Transcribe the lines below verbatim, skipping the images.

* START *

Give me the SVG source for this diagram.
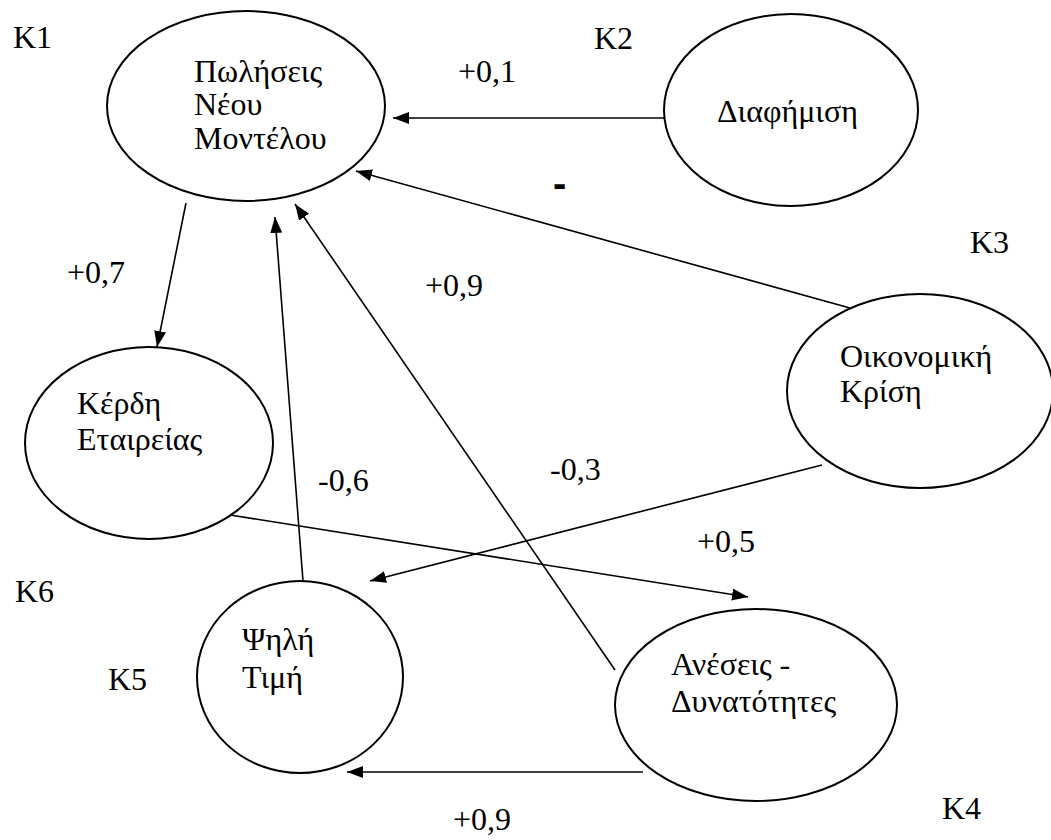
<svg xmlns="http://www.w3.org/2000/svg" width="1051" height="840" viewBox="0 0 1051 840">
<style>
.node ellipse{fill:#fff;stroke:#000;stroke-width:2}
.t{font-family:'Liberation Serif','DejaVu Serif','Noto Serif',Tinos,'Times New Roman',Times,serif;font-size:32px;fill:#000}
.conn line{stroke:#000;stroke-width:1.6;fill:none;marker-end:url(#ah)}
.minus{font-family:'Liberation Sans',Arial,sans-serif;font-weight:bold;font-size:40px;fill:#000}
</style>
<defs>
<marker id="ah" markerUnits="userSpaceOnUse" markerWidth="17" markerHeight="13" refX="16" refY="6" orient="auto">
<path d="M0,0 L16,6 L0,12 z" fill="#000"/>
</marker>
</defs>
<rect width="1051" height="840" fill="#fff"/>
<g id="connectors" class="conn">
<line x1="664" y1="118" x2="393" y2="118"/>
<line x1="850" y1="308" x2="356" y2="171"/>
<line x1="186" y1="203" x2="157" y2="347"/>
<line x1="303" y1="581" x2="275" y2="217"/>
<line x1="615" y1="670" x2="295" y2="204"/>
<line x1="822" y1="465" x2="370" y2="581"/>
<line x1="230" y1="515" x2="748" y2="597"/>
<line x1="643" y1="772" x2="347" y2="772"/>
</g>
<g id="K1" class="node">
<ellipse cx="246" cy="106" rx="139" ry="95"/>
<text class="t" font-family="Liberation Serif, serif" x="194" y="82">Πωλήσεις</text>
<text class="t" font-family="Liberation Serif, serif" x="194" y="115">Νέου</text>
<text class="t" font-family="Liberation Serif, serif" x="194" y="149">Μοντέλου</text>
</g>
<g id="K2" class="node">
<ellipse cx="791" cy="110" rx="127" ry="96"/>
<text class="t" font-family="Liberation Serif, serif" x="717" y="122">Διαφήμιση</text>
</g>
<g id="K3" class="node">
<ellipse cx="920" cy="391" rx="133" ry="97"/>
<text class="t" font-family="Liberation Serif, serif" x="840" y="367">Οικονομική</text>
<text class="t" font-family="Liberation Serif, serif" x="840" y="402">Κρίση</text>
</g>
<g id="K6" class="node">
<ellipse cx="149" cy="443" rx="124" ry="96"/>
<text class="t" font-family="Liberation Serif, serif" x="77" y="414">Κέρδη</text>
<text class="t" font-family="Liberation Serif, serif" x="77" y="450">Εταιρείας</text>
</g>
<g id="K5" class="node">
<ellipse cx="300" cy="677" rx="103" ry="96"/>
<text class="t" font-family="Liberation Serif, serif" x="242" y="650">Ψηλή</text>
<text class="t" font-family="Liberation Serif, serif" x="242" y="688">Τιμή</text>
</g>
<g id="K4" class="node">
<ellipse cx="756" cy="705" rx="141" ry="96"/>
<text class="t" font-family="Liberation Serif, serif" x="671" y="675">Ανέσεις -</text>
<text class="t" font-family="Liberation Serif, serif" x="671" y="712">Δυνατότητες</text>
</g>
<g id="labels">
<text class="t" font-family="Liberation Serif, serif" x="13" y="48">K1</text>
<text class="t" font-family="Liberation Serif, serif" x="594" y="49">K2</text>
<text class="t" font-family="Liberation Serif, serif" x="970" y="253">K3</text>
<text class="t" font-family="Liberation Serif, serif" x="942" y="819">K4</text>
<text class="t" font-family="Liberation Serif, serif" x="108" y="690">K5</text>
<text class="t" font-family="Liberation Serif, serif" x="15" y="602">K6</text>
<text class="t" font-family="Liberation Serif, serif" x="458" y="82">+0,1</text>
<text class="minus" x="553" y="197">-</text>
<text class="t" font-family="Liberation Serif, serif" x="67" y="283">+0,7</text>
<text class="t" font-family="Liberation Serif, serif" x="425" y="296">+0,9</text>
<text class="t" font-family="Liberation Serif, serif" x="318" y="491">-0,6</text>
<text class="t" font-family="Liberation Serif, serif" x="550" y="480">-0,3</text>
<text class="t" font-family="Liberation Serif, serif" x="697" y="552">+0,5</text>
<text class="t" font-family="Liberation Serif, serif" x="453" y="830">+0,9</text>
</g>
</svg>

* END *

The completed task ::
Give me the SVG source for this diagram.
<svg xmlns="http://www.w3.org/2000/svg" width="1051" height="840" viewBox="0 0 1051 840">
<style>
.node ellipse{fill:#fff;stroke:#000;stroke-width:2}
.t{font-family:'Liberation Serif','DejaVu Serif','Noto Serif',Tinos,'Times New Roman',Times,serif;font-size:32px;fill:#000}
.conn line{stroke:#000;stroke-width:1.6;fill:none;marker-end:url(#ah)}
.minus{font-family:'Liberation Sans',Arial,sans-serif;font-weight:bold;font-size:40px;fill:#000}
</style>
<defs>
<marker id="ah" markerUnits="userSpaceOnUse" markerWidth="17" markerHeight="13" refX="16" refY="6" orient="auto">
<path d="M0,0 L16,6 L0,12 z" fill="#000"/>
</marker>
</defs>
<rect width="1051" height="840" fill="#fff"/>
<g id="connectors" class="conn">
<line x1="664" y1="118" x2="393" y2="118"/>
<line x1="850" y1="308" x2="356" y2="171"/>
<line x1="186" y1="203" x2="157" y2="347"/>
<line x1="303" y1="581" x2="275" y2="217"/>
<line x1="615" y1="670" x2="295" y2="204"/>
<line x1="822" y1="465" x2="370" y2="581"/>
<line x1="230" y1="515" x2="748" y2="597"/>
<line x1="643" y1="772" x2="347" y2="772"/>
</g>
<g id="K1" class="node">
<ellipse cx="246" cy="106" rx="139" ry="95"/>
<text class="t" font-family="Liberation Serif, serif" x="194" y="82">Πωλήσεις</text>
<text class="t" font-family="Liberation Serif, serif" x="194" y="115">Νέου</text>
<text class="t" font-family="Liberation Serif, serif" x="194" y="149">Μοντέλου</text>
</g>
<g id="K2" class="node">
<ellipse cx="791" cy="110" rx="127" ry="96"/>
<text class="t" font-family="Liberation Serif, serif" x="717" y="122">Διαφήμιση</text>
</g>
<g id="K3" class="node">
<ellipse cx="920" cy="391" rx="133" ry="97"/>
<text class="t" font-family="Liberation Serif, serif" x="840" y="367">Οικονομική</text>
<text class="t" font-family="Liberation Serif, serif" x="840" y="402">Κρίση</text>
</g>
<g id="K6" class="node">
<ellipse cx="149" cy="443" rx="124" ry="96"/>
<text class="t" font-family="Liberation Serif, serif" x="77" y="414">Κέρδη</text>
<text class="t" font-family="Liberation Serif, serif" x="77" y="450">Εταιρείας</text>
</g>
<g id="K5" class="node">
<ellipse cx="300" cy="677" rx="103" ry="96"/>
<text class="t" font-family="Liberation Serif, serif" x="242" y="650">Ψηλή</text>
<text class="t" font-family="Liberation Serif, serif" x="242" y="688">Τιμή</text>
</g>
<g id="K4" class="node">
<ellipse cx="756" cy="705" rx="141" ry="96"/>
<text class="t" font-family="Liberation Serif, serif" x="671" y="675">Ανέσεις -</text>
<text class="t" font-family="Liberation Serif, serif" x="671" y="712">Δυνατότητες</text>
</g>
<g id="labels">
<text class="t" font-family="Liberation Serif, serif" x="13" y="48">K1</text>
<text class="t" font-family="Liberation Serif, serif" x="594" y="49">K2</text>
<text class="t" font-family="Liberation Serif, serif" x="970" y="253">K3</text>
<text class="t" font-family="Liberation Serif, serif" x="942" y="819">K4</text>
<text class="t" font-family="Liberation Serif, serif" x="108" y="690">K5</text>
<text class="t" font-family="Liberation Serif, serif" x="15" y="602">K6</text>
<text class="t" font-family="Liberation Serif, serif" x="458" y="82">+0,1</text>
<text class="minus" x="553" y="197">-</text>
<text class="t" font-family="Liberation Serif, serif" x="67" y="283">+0,7</text>
<text class="t" font-family="Liberation Serif, serif" x="425" y="296">+0,9</text>
<text class="t" font-family="Liberation Serif, serif" x="318" y="491">-0,6</text>
<text class="t" font-family="Liberation Serif, serif" x="550" y="480">-0,3</text>
<text class="t" font-family="Liberation Serif, serif" x="697" y="552">+0,5</text>
<text class="t" font-family="Liberation Serif, serif" x="453" y="830">+0,9</text>
</g>
</svg>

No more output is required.